▶ **Your instructions**: From the listing below, extract each line containing the string "this".

>> Begin Data extract

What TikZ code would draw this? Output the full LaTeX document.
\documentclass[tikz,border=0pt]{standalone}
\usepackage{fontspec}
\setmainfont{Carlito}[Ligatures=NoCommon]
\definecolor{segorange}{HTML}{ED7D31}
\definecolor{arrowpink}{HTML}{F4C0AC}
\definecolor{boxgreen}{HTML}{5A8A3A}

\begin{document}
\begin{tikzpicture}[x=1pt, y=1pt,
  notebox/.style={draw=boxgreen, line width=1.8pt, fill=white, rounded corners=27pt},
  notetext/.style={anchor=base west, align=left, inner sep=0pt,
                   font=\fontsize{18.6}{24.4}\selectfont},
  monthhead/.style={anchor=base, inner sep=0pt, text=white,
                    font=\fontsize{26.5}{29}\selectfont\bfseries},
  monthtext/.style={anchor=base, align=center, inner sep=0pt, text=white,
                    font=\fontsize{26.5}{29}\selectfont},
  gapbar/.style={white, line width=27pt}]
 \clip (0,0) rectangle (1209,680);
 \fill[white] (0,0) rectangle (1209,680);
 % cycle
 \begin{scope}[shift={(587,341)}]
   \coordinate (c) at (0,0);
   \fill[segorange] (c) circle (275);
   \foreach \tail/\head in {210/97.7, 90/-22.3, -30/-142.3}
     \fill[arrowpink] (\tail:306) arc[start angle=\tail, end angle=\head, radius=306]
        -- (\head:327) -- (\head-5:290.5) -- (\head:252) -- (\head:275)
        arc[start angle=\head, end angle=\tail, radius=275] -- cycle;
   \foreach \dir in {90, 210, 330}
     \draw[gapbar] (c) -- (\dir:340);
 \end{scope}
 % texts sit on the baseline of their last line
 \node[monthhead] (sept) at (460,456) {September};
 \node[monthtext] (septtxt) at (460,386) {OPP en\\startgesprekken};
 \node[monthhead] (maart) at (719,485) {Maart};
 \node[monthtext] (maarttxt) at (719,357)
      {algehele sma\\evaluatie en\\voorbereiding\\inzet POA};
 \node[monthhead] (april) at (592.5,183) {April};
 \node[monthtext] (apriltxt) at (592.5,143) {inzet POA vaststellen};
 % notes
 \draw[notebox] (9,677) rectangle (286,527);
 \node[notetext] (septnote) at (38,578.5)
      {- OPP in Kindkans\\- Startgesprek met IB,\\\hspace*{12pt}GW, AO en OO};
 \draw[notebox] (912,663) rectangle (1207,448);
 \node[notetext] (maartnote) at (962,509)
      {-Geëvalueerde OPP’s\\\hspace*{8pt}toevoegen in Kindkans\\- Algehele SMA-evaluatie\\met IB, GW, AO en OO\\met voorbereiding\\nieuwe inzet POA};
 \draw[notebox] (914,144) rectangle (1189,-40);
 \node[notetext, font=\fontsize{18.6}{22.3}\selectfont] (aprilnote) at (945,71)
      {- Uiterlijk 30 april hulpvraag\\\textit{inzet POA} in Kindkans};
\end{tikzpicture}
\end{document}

>> End Data extract
>> Begin Data extract

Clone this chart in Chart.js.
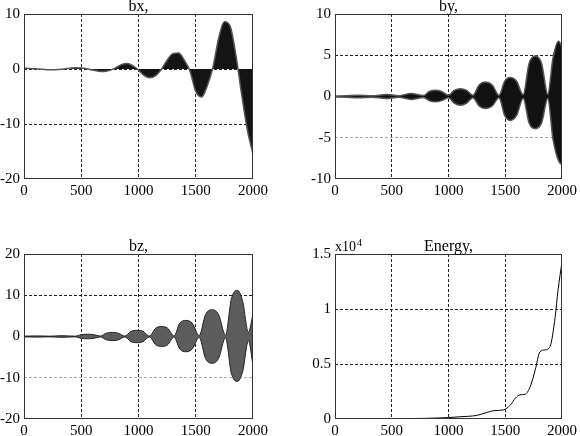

>> End Data extract

▶ **Reply**:
What TikZ code would draw this? Output the full LaTeX document.
Clone this chart in Chart.js.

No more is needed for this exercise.